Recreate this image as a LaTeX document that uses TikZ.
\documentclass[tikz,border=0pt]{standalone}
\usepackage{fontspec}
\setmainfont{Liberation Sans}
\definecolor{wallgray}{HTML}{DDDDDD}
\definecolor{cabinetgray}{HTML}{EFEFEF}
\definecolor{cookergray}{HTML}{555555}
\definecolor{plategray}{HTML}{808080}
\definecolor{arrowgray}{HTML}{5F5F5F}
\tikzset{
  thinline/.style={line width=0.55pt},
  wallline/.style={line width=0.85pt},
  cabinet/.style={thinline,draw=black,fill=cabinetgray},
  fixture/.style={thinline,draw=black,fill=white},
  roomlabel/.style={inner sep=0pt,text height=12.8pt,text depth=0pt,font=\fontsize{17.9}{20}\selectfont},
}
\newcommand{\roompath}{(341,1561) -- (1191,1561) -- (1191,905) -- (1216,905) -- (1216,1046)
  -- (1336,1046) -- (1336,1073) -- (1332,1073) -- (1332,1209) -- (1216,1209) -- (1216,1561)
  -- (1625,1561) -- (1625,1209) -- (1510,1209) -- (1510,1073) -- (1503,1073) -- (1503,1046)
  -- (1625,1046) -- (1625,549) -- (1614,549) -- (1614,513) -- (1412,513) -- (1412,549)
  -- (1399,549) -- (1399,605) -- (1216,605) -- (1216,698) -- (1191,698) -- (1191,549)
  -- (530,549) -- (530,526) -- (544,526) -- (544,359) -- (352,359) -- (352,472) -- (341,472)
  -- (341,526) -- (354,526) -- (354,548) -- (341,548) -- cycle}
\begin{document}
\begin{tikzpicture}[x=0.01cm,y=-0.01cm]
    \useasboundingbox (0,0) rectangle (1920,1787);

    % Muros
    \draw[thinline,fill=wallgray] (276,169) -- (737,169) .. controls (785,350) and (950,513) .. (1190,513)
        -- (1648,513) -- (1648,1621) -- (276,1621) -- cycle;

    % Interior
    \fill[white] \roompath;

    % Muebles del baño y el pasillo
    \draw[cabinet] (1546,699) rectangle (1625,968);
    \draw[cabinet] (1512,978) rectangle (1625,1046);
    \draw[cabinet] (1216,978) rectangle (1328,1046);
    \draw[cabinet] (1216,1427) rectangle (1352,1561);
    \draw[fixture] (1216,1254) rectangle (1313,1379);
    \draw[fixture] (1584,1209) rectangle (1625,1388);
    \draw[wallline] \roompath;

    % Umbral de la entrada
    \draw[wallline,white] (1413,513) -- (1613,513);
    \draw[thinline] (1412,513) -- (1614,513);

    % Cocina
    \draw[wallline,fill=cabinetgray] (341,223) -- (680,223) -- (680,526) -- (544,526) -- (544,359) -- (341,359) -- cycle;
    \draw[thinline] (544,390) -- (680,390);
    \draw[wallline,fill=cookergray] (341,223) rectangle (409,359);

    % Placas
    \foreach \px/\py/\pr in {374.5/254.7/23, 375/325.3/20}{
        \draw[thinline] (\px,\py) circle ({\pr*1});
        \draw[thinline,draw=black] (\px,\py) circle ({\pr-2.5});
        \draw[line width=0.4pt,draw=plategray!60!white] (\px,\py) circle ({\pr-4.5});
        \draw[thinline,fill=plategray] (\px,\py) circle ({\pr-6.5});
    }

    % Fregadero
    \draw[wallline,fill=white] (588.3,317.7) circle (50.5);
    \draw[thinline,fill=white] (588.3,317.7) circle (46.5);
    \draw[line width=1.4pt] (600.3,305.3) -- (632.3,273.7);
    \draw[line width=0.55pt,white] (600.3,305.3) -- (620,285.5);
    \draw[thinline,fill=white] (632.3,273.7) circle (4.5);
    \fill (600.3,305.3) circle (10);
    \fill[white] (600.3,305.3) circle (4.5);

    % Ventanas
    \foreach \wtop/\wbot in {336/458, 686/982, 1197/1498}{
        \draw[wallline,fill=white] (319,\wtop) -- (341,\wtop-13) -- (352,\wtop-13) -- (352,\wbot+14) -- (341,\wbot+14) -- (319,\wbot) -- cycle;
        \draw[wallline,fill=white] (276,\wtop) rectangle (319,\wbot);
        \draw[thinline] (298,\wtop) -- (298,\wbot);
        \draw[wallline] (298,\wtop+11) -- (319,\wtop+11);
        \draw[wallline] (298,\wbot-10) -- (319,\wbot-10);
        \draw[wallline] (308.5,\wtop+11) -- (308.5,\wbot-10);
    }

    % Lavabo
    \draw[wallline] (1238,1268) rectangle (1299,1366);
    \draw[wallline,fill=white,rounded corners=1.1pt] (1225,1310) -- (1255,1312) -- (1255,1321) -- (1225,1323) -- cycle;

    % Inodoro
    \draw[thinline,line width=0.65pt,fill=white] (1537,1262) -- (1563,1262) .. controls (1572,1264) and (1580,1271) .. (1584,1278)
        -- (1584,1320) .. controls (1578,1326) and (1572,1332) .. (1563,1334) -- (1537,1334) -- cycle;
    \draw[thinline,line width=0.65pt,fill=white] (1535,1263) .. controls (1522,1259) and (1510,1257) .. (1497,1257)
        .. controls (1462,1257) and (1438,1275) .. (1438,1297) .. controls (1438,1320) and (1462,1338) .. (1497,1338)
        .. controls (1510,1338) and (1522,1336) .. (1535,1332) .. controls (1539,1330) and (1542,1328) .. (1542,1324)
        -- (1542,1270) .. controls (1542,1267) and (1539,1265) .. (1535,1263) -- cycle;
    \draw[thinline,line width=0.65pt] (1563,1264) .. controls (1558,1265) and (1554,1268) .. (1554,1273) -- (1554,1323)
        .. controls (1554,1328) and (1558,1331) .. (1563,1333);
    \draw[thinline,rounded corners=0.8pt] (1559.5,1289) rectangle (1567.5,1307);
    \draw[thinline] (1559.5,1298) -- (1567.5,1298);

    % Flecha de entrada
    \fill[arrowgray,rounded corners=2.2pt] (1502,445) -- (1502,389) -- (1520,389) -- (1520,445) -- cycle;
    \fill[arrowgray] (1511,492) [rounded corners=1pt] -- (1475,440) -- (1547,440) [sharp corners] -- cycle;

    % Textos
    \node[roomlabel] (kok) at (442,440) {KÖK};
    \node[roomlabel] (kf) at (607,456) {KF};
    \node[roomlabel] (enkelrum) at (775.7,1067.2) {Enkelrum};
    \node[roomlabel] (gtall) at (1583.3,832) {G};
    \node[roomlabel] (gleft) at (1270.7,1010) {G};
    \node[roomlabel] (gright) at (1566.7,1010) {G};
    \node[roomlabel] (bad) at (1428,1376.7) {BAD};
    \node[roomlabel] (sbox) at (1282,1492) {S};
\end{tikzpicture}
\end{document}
--
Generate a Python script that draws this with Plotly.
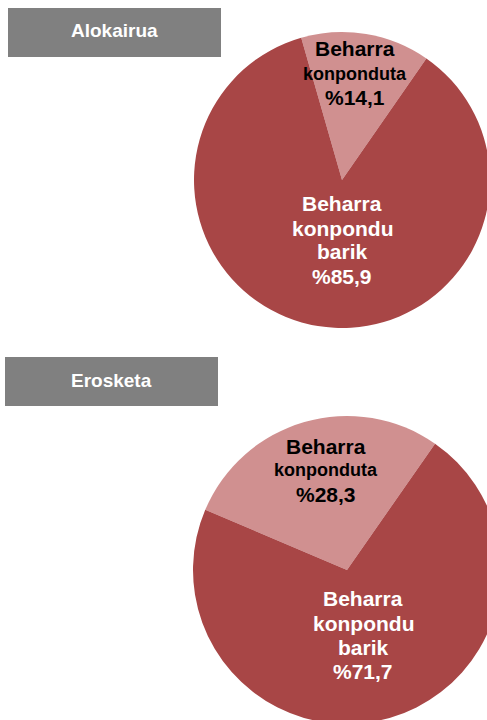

[Stated exercise]
Gather each line in the data that holds the string "this".

[Finished answer]
Recreate this image as a LaTeX document that uses TikZ.
Generate a Python script that draws this with Plotly.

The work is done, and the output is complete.